Return each line containing "with".
##########
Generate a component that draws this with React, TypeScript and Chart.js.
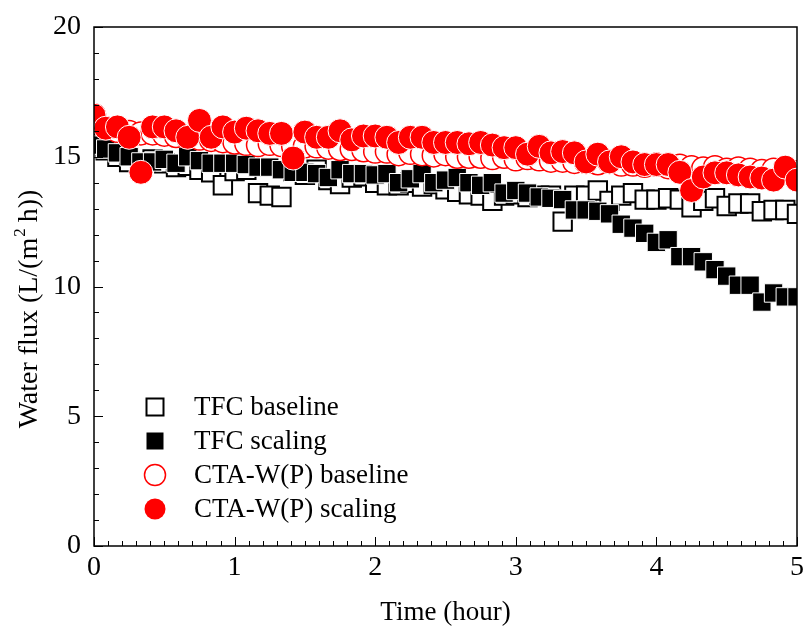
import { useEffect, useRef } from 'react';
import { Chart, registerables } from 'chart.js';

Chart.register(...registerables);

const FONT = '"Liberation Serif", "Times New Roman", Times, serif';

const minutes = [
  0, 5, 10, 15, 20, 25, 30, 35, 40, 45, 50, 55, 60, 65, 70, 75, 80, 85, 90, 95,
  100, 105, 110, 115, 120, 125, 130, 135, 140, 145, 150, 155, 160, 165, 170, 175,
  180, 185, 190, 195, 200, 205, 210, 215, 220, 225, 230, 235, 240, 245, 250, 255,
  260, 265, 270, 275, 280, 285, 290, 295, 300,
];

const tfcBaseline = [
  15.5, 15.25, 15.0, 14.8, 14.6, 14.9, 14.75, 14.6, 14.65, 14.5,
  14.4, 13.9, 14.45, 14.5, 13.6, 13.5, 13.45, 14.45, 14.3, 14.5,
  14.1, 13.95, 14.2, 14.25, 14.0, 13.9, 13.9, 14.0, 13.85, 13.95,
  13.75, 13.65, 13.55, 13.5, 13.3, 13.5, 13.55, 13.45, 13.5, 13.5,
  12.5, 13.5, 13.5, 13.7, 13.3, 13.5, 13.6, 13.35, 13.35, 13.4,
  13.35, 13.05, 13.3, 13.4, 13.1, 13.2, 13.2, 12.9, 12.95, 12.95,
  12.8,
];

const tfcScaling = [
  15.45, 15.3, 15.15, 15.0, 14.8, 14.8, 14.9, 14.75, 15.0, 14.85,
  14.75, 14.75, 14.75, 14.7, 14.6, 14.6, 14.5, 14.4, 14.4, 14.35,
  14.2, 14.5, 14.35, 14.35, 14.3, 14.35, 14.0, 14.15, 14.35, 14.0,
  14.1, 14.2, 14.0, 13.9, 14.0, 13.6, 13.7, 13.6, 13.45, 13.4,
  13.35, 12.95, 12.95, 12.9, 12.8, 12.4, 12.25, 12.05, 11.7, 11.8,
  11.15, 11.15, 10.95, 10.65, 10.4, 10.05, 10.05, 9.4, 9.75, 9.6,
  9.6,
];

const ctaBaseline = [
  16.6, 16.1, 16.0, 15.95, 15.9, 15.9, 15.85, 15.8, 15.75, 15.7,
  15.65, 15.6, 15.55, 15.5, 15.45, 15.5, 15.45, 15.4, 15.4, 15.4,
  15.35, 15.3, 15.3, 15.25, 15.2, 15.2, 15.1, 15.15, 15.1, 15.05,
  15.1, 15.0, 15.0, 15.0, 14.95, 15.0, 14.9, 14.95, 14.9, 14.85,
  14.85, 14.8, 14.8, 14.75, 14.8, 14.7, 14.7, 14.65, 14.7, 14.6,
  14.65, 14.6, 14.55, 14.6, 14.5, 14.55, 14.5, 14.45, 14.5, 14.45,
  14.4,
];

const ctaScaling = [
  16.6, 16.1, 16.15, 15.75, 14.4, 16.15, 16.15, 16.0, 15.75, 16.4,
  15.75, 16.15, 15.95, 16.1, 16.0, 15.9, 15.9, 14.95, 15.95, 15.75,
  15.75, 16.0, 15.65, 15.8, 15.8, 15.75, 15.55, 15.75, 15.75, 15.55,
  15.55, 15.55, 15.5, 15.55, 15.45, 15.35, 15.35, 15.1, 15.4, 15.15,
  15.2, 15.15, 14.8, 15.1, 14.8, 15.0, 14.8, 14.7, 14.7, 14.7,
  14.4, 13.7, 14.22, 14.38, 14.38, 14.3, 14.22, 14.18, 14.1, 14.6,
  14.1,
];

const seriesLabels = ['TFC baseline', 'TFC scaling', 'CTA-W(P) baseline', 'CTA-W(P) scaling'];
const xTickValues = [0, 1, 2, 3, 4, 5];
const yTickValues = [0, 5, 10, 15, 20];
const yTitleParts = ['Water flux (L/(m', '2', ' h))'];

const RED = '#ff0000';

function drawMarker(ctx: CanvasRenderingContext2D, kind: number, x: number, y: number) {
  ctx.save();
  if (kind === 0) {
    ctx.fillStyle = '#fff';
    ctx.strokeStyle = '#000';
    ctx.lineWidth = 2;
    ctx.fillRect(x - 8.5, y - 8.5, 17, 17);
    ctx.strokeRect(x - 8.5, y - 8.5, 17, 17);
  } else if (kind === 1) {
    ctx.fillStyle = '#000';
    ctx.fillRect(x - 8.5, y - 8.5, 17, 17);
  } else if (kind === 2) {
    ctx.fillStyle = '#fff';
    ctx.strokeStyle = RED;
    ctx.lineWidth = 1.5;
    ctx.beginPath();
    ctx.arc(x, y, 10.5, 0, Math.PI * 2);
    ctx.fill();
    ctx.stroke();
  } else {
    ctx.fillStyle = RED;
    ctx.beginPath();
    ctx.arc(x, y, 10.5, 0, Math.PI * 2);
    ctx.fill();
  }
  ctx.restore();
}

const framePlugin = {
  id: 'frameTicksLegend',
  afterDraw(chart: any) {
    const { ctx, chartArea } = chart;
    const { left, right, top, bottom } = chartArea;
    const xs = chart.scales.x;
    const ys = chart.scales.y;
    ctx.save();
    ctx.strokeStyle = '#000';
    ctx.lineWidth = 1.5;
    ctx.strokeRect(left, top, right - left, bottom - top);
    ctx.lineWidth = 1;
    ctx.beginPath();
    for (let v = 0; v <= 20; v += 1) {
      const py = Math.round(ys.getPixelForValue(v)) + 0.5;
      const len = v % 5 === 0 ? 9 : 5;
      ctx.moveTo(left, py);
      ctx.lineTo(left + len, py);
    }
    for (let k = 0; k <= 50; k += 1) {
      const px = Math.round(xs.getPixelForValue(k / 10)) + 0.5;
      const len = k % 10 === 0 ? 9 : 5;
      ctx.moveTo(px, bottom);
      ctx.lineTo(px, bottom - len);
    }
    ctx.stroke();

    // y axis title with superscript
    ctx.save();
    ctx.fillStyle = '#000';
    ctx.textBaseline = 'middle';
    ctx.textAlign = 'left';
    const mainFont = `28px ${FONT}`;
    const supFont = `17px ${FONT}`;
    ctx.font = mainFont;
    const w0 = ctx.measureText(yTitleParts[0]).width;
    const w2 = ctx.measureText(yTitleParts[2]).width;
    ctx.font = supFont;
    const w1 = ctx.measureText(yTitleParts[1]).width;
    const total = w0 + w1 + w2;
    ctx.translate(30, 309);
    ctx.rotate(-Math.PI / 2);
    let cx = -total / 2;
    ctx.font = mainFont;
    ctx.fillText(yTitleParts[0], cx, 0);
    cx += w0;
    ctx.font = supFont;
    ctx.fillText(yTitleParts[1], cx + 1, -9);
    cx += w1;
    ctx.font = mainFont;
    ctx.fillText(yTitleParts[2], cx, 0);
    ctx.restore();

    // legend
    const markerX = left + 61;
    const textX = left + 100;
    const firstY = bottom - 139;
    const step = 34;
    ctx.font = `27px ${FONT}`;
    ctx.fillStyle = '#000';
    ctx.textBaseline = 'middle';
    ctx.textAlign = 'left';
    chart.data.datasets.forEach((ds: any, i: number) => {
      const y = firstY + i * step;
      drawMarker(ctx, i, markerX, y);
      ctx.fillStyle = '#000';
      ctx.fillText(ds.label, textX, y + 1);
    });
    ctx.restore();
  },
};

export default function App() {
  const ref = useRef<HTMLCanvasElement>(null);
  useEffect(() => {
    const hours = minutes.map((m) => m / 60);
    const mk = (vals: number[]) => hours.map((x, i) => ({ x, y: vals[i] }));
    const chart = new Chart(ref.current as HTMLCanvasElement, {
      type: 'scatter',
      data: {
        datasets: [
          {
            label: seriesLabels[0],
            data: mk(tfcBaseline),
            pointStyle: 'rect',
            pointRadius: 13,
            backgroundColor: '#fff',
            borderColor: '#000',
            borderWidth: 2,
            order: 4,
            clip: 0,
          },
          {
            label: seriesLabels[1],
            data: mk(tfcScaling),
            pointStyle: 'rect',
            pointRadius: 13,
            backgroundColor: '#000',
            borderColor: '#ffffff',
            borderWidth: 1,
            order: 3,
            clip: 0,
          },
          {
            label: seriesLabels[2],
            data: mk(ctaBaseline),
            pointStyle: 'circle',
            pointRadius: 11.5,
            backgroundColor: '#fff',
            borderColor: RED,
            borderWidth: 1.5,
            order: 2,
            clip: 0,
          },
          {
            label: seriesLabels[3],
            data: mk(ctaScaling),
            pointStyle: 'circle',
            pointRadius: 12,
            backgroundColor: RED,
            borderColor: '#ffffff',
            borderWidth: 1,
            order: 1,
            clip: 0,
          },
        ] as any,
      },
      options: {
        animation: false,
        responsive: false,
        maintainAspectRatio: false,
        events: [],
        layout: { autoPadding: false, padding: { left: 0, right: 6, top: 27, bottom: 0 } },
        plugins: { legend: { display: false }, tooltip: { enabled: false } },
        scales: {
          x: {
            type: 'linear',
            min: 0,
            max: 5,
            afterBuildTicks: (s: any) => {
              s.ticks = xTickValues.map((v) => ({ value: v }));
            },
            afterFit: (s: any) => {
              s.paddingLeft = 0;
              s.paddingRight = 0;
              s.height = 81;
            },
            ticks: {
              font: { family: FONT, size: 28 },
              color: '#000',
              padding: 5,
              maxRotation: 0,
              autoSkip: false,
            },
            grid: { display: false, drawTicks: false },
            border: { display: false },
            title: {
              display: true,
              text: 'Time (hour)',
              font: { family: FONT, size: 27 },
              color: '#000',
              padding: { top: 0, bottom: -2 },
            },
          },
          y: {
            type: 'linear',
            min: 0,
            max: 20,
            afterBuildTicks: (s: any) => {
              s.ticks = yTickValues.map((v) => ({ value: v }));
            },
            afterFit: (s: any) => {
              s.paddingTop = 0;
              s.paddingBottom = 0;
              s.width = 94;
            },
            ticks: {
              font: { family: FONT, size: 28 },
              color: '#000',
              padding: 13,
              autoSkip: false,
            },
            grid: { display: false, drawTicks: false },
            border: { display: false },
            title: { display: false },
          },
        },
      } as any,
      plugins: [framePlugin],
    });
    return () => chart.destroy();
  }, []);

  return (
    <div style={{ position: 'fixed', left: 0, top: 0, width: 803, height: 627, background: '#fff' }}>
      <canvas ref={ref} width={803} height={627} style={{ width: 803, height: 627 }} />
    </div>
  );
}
##########
• _Worked answer_:
Generate a component that draws this with React, TypeScript and Chart.js.
    // y axis title with superscript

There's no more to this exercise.